Task goal = Transcribe all of the material exactly, except for its pictures.

%%

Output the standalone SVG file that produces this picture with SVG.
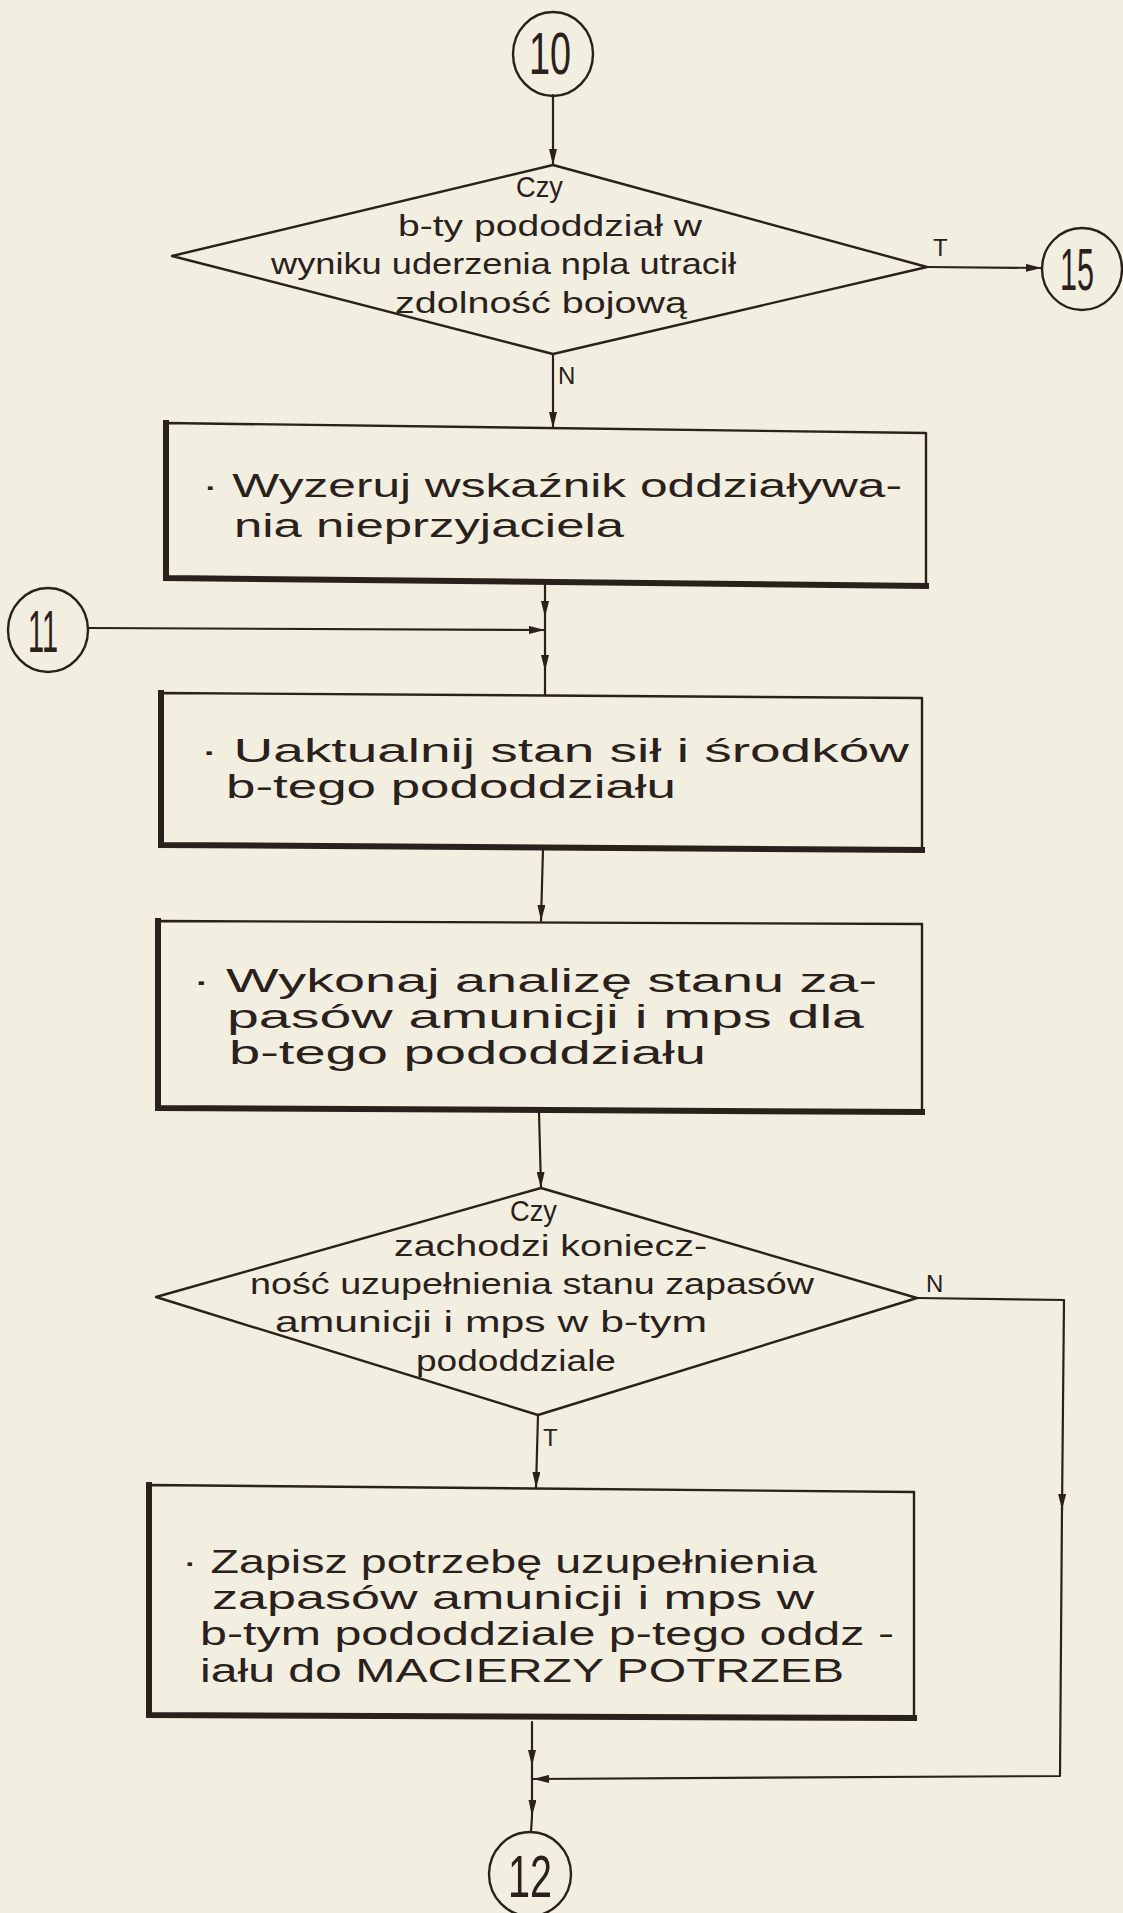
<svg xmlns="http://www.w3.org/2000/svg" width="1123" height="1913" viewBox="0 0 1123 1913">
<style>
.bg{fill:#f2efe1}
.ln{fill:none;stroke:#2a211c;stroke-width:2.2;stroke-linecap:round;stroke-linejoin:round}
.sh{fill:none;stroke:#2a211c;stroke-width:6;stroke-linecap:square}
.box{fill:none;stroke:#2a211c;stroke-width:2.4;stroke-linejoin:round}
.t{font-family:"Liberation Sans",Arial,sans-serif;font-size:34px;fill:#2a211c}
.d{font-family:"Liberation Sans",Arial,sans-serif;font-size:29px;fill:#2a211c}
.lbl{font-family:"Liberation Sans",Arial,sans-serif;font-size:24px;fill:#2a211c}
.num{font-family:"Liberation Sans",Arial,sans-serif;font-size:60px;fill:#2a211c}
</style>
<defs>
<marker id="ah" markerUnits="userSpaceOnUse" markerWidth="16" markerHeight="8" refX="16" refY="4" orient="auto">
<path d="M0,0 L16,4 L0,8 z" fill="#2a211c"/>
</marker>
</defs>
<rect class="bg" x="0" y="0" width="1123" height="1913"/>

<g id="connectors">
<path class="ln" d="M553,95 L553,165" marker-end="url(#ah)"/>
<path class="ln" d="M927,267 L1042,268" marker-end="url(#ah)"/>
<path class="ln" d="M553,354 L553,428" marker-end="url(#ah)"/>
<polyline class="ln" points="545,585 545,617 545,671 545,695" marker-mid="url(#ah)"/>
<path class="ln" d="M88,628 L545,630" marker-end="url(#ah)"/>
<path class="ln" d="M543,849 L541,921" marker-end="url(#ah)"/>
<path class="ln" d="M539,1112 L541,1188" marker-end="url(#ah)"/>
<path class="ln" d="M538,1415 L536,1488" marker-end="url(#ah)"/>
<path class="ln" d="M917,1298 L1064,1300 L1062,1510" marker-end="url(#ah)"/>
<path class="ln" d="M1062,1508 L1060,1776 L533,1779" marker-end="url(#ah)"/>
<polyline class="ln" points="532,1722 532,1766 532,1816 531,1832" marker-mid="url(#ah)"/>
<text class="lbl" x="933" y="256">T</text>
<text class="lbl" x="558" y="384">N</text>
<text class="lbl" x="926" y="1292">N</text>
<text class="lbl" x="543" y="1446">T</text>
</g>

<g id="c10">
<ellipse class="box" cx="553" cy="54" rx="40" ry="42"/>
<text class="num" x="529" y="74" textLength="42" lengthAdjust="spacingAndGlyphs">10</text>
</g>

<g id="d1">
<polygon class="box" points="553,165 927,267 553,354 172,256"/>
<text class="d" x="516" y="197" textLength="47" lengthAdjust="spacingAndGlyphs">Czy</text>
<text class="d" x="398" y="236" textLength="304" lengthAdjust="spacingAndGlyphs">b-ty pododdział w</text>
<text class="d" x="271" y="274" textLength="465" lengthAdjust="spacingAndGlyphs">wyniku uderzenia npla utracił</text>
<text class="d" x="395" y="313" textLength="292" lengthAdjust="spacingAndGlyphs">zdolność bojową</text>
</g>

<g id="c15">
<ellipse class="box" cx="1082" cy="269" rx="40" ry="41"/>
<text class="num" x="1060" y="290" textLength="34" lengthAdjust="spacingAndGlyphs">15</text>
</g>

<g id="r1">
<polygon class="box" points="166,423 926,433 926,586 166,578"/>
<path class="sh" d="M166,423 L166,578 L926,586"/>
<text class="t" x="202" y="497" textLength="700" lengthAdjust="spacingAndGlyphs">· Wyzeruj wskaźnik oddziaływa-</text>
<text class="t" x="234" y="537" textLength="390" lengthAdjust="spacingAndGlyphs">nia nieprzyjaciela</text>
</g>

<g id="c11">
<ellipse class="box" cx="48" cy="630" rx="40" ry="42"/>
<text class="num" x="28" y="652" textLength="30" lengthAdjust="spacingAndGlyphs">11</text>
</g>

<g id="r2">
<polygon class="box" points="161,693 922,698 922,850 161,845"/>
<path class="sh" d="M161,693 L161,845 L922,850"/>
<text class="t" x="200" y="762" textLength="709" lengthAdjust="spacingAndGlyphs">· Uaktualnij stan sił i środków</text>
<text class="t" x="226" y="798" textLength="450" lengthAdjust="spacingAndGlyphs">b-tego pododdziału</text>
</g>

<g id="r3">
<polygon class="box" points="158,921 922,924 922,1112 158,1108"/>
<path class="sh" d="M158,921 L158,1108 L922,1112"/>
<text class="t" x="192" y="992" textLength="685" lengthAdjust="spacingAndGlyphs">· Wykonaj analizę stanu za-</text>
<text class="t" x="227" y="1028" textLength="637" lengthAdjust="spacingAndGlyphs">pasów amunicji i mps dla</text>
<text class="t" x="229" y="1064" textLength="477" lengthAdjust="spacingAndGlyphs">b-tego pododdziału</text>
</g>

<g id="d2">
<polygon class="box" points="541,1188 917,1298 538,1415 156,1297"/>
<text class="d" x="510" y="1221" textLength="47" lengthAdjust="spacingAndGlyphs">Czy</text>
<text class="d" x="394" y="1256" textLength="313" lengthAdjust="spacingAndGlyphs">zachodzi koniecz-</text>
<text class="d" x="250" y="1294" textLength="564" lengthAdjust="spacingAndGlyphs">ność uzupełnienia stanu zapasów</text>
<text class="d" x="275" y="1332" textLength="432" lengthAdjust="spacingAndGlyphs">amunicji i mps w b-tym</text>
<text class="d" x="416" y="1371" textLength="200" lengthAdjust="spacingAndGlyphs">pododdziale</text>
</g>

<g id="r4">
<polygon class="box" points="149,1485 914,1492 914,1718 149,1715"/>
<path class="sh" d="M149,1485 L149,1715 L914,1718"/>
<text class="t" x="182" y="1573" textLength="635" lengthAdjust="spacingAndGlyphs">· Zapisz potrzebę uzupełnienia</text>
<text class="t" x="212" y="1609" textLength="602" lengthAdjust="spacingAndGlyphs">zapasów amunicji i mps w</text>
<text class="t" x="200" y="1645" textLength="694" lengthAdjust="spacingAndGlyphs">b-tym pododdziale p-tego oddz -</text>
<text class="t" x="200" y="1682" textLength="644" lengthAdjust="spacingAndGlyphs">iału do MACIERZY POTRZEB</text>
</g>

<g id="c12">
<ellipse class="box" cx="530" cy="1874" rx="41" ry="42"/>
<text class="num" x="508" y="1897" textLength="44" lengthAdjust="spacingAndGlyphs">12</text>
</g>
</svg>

%%

Exercise response =
Output the standalone SVG file that produces this picture with SVG.
<svg xmlns="http://www.w3.org/2000/svg" width="1123" height="1913" viewBox="0 0 1123 1913">
<style>
.bg{fill:#f2efe1}
.ln{fill:none;stroke:#2a211c;stroke-width:2.2;stroke-linecap:round;stroke-linejoin:round}
.sh{fill:none;stroke:#2a211c;stroke-width:6;stroke-linecap:square}
.box{fill:none;stroke:#2a211c;stroke-width:2.4;stroke-linejoin:round}
.t{font-family:"Liberation Sans",Arial,sans-serif;font-size:34px;fill:#2a211c}
.d{font-family:"Liberation Sans",Arial,sans-serif;font-size:29px;fill:#2a211c}
.lbl{font-family:"Liberation Sans",Arial,sans-serif;font-size:24px;fill:#2a211c}
.num{font-family:"Liberation Sans",Arial,sans-serif;font-size:60px;fill:#2a211c}
</style>
<defs>
<marker id="ah" markerUnits="userSpaceOnUse" markerWidth="16" markerHeight="8" refX="16" refY="4" orient="auto">
<path d="M0,0 L16,4 L0,8 z" fill="#2a211c"/>
</marker>
</defs>
<rect class="bg" x="0" y="0" width="1123" height="1913"/>

<g id="connectors">
<path class="ln" d="M553,95 L553,165" marker-end="url(#ah)"/>
<path class="ln" d="M927,267 L1042,268" marker-end="url(#ah)"/>
<path class="ln" d="M553,354 L553,428" marker-end="url(#ah)"/>
<polyline class="ln" points="545,585 545,617 545,671 545,695" marker-mid="url(#ah)"/>
<path class="ln" d="M88,628 L545,630" marker-end="url(#ah)"/>
<path class="ln" d="M543,849 L541,921" marker-end="url(#ah)"/>
<path class="ln" d="M539,1112 L541,1188" marker-end="url(#ah)"/>
<path class="ln" d="M538,1415 L536,1488" marker-end="url(#ah)"/>
<path class="ln" d="M917,1298 L1064,1300 L1062,1510" marker-end="url(#ah)"/>
<path class="ln" d="M1062,1508 L1060,1776 L533,1779" marker-end="url(#ah)"/>
<polyline class="ln" points="532,1722 532,1766 532,1816 531,1832" marker-mid="url(#ah)"/>
<text class="lbl" x="933" y="256">T</text>
<text class="lbl" x="558" y="384">N</text>
<text class="lbl" x="926" y="1292">N</text>
<text class="lbl" x="543" y="1446">T</text>
</g>

<g id="c10">
<ellipse class="box" cx="553" cy="54" rx="40" ry="42"/>
<text class="num" x="529" y="74" textLength="42" lengthAdjust="spacingAndGlyphs">10</text>
</g>

<g id="d1">
<polygon class="box" points="553,165 927,267 553,354 172,256"/>
<text class="d" x="516" y="197" textLength="47" lengthAdjust="spacingAndGlyphs">Czy</text>
<text class="d" x="398" y="236" textLength="304" lengthAdjust="spacingAndGlyphs">b-ty pododdział w</text>
<text class="d" x="271" y="274" textLength="465" lengthAdjust="spacingAndGlyphs">wyniku uderzenia npla utracił</text>
<text class="d" x="395" y="313" textLength="292" lengthAdjust="spacingAndGlyphs">zdolność bojową</text>
</g>

<g id="c15">
<ellipse class="box" cx="1082" cy="269" rx="40" ry="41"/>
<text class="num" x="1060" y="290" textLength="34" lengthAdjust="spacingAndGlyphs">15</text>
</g>

<g id="r1">
<polygon class="box" points="166,423 926,433 926,586 166,578"/>
<path class="sh" d="M166,423 L166,578 L926,586"/>
<text class="t" x="202" y="497" textLength="700" lengthAdjust="spacingAndGlyphs">· Wyzeruj wskaźnik oddziaływa-</text>
<text class="t" x="234" y="537" textLength="390" lengthAdjust="spacingAndGlyphs">nia nieprzyjaciela</text>
</g>

<g id="c11">
<ellipse class="box" cx="48" cy="630" rx="40" ry="42"/>
<text class="num" x="28" y="652" textLength="30" lengthAdjust="spacingAndGlyphs">11</text>
</g>

<g id="r2">
<polygon class="box" points="161,693 922,698 922,850 161,845"/>
<path class="sh" d="M161,693 L161,845 L922,850"/>
<text class="t" x="200" y="762" textLength="709" lengthAdjust="spacingAndGlyphs">· Uaktualnij stan sił i środków</text>
<text class="t" x="226" y="798" textLength="450" lengthAdjust="spacingAndGlyphs">b-tego pododdziału</text>
</g>

<g id="r3">
<polygon class="box" points="158,921 922,924 922,1112 158,1108"/>
<path class="sh" d="M158,921 L158,1108 L922,1112"/>
<text class="t" x="192" y="992" textLength="685" lengthAdjust="spacingAndGlyphs">· Wykonaj analizę stanu za-</text>
<text class="t" x="227" y="1028" textLength="637" lengthAdjust="spacingAndGlyphs">pasów amunicji i mps dla</text>
<text class="t" x="229" y="1064" textLength="477" lengthAdjust="spacingAndGlyphs">b-tego pododdziału</text>
</g>

<g id="d2">
<polygon class="box" points="541,1188 917,1298 538,1415 156,1297"/>
<text class="d" x="510" y="1221" textLength="47" lengthAdjust="spacingAndGlyphs">Czy</text>
<text class="d" x="394" y="1256" textLength="313" lengthAdjust="spacingAndGlyphs">zachodzi koniecz-</text>
<text class="d" x="250" y="1294" textLength="564" lengthAdjust="spacingAndGlyphs">ność uzupełnienia stanu zapasów</text>
<text class="d" x="275" y="1332" textLength="432" lengthAdjust="spacingAndGlyphs">amunicji i mps w b-tym</text>
<text class="d" x="416" y="1371" textLength="200" lengthAdjust="spacingAndGlyphs">pododdziale</text>
</g>

<g id="r4">
<polygon class="box" points="149,1485 914,1492 914,1718 149,1715"/>
<path class="sh" d="M149,1485 L149,1715 L914,1718"/>
<text class="t" x="182" y="1573" textLength="635" lengthAdjust="spacingAndGlyphs">· Zapisz potrzebę uzupełnienia</text>
<text class="t" x="212" y="1609" textLength="602" lengthAdjust="spacingAndGlyphs">zapasów amunicji i mps w</text>
<text class="t" x="200" y="1645" textLength="694" lengthAdjust="spacingAndGlyphs">b-tym pododdziale p-tego oddz -</text>
<text class="t" x="200" y="1682" textLength="644" lengthAdjust="spacingAndGlyphs">iału do MACIERZY POTRZEB</text>
</g>

<g id="c12">
<ellipse class="box" cx="530" cy="1874" rx="41" ry="42"/>
<text class="num" x="508" y="1897" textLength="44" lengthAdjust="spacingAndGlyphs">12</text>
</g>
</svg>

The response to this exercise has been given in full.